◆ **DIRECTIVE**
Retype only what runs from the first line of the listing to the line holding "const graphic: any[] = [];", both included. Do not retype the pictures.

◆ **EXTRACTED INFORMATION**
--- start ---
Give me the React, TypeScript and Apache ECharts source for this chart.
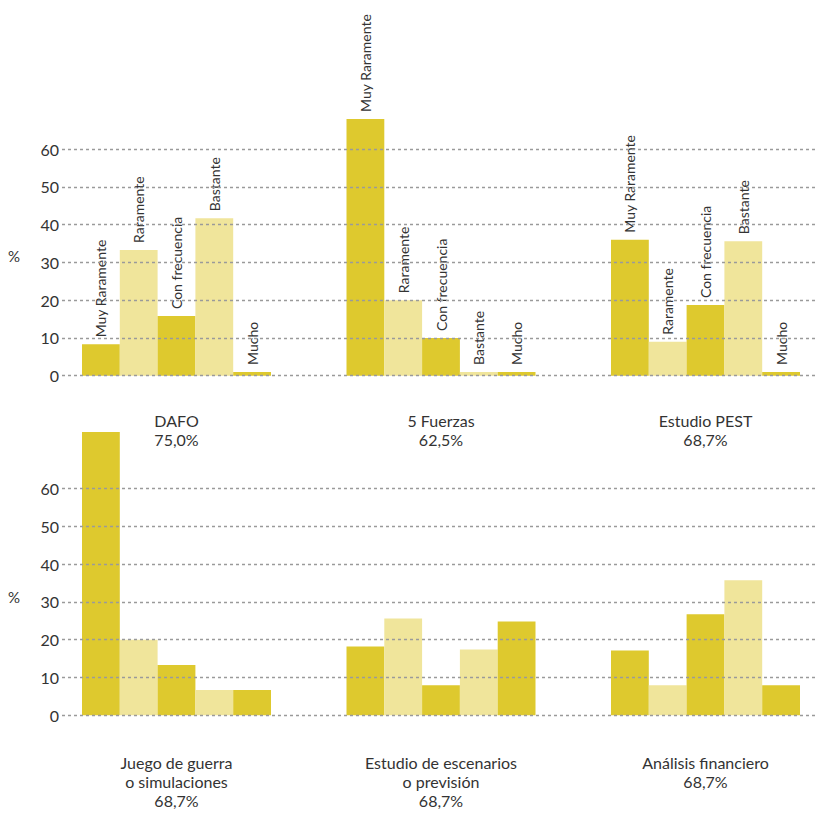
import React, { useEffect, useRef } from "react";
import * as echarts from "echarts";

// Response categories, one bar each
const categories = ["Muy Raramente", "Raramente", "Con frecuencia", "Bastante", "Mucho"];

// Percentages per tool
const dafo = [8.3, 33.3, 15.8, 41.7, 1];
const fuerzas = [68, 20, 10, 1, 1];
const pest = [36, 9, 18.7, 35.6, 1];
const juego = [75, 20, 13.3, 6.7, 6.7];
const escenarios = [18.2, 25.6, 7.9, 17.4, 24.8];
const financiero = [17.1, 7.9, 26.7, 35.7, 7.9];

// Captions under each panel
const captionsTop = ["DAFO\n75,0%", "5 Fuerzas\n62,5%", "Estudio PEST\n68,7%"];
const captionsBottom = [
  "Juego de guerra\no simulaciones\n68,7%",
  "Estudio de escenarios\no previsión\n68,7%",
  "Análisis financiero\n68,7%",
];

const yMin = 0;
const yMax = 60;
const yStep = 10;

const DARK = "#dec92e";
const LIGHT = "#f0e59b";
const TEXT = "#333333";
const FONT = "Lato";

export default function App() {
  const ref = useRef<HTMLDivElement>(null);

  useEffect(() => {
    document.body.style.margin = "0";
    if (!ref.current) return;
    const chart = echarts.init(ref.current, undefined, { renderer: "svg" });

    const rows = [
      { top: 149.1, height: 226.6, panels: [dafo, fuerzas, pest], labels: true, captions: captionsTop, capY: 411, pctY: 256 },
      { top: 488.6, height: 226.6, panels: [juego, escenarios, financiero], labels: false, captions: captionsBottom, capY: 753, pctY: 597 },
    ];

    const groupLeft = [82, 346.5, 611];
    const groupWidth = 189;

    const grid: any[] = [];
    const xAxis: any[] = [];
    const yAxis: any[] = [];
    const series: any[] = [];
    const graphic: any[] = [];

    rows.forEach((row) => {
      // full-width frame carrying the tick labels and dotted guide lines
      const fi = grid.length;
      grid.push({ left: 62, right: 0, top: row.top, height: row.height });
      xAxis.push({ type: "value", gridIndex: fi, min: 0, max: 1, show: false });
      yAxis.push({
        type: "value",
        gridIndex: fi,
        min: yMin,
        max: yMax,
        interval: yStep,
        z: 10,
        axisLine: { show: false },
        axisTick: { show: false },
        axisLabel: { color: TEXT, fontSize: 16, fontFamily: FONT, margin: 3 },
        splitLine: { lineStyle: { color: "#9a9a9a", width: 1.3, type: [3, 3] } },
      });
      series.push({ type: "scatter", xAxisIndex: fi, yAxisIndex: fi, data: [], silent: true });

      row.panels.forEach((values, p) => {
        const gi = grid.length;
        grid.push({ left: groupLeft[p], width: groupWidth, top: row.top, height: row.height });
        xAxis.push({ type: "category", gridIndex: gi, data: categories, show: false });
        yAxis.push({ type: "value", gridIndex: gi, min: yMin, max: yMax, show: false });
        series.push({
          type: "bar",
          xAxisIndex: gi,
          yAxisIndex: gi,
          barCategoryGap: 0,
          clip: false,
          data: values.map((v, i) => ({ value: v, itemStyle: { color: i % 2 === 0 ? DARK : LIGHT } })),
          label: row.labels
            ? {
                show: true,
                position: "top",
                rotate: 90,
                align: "left",
                verticalAlign: "middle",
                distance: 7,
                formatter: "{b}",
                color: TEXT,
                fontSize: 14,
                fontFamily: FONT,
              }
            : { show: false },
        });
        graphic.push({
          type: "text",
          x: groupLeft[p] + groupWidth / 2,
          y: row.capY,
          style: {
            text: row.captions[p],
            textAlign: "center",
            textVerticalAlign: "top",
            fill: TEXT,
            fontSize: 16,
            fontFamily: FONT,
            lineHeight: 19,
          },
        });
      });

      graphic.push({
        type: "text",
        x: 14,
        y: row.pctY,
        style: {
          text: "%",
          textAlign: "center",
          textVerticalAlign: "middle",
          fill: TEXT,
          fontSize: 15,
          fontFamily: FONT,
        },
      });
    });

    chart.setOption({
      animation: false,
      backgroundColor: "#ffffff",
      grid,
      xAxis,
      yAxis,
      series,
      graphic,
    });

    return () => chart.dispose();
  }, []);

  return <div ref={ref} style={{ width: 817, height: 814 }} />;
}
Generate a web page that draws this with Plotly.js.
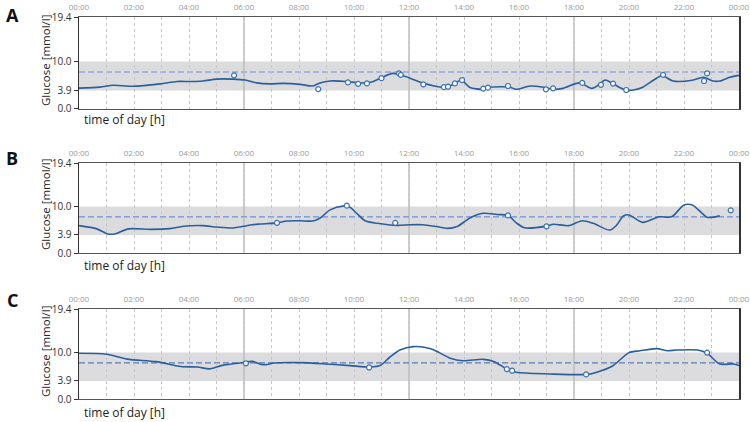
--- end ---
◆ **TASK SOLUTION**
Give me the React, TypeScript and Apache ECharts source for this chart.
import React, { useEffect, useRef } from "react";
import * as echarts from "echarts";

// Response categories, one bar each
const categories = ["Muy Raramente", "Raramente", "Con frecuencia", "Bastante", "Mucho"];

// Percentages per tool
const dafo = [8.3, 33.3, 15.8, 41.7, 1];
const fuerzas = [68, 20, 10, 1, 1];
const pest = [36, 9, 18.7, 35.6, 1];
const juego = [75, 20, 13.3, 6.7, 6.7];
const escenarios = [18.2, 25.6, 7.9, 17.4, 24.8];
const financiero = [17.1, 7.9, 26.7, 35.7, 7.9];

// Captions under each panel
const captionsTop = ["DAFO\n75,0%", "5 Fuerzas\n62,5%", "Estudio PEST\n68,7%"];
const captionsBottom = [
  "Juego de guerra\no simulaciones\n68,7%",
  "Estudio de escenarios\no previsión\n68,7%",
  "Análisis financiero\n68,7%",
];

const yMin = 0;
const yMax = 60;
const yStep = 10;

const DARK = "#dec92e";
const LIGHT = "#f0e59b";
const TEXT = "#333333";
const FONT = "Lato";

export default function App() {
  const ref = useRef<HTMLDivElement>(null);

  useEffect(() => {
    document.body.style.margin = "0";
    if (!ref.current) return;
    const chart = echarts.init(ref.current, undefined, { renderer: "svg" });

    const rows = [
      { top: 149.1, height: 226.6, panels: [dafo, fuerzas, pest], labels: true, captions: captionsTop, capY: 411, pctY: 256 },
      { top: 488.6, height: 226.6, panels: [juego, escenarios, financiero], labels: false, captions: captionsBottom, capY: 753, pctY: 597 },
    ];

    const groupLeft = [82, 346.5, 611];
    const groupWidth = 189;

    const grid: any[] = [];
    const xAxis: any[] = [];
    const yAxis: any[] = [];
    const series: any[] = [];
    const graphic: any[] = [];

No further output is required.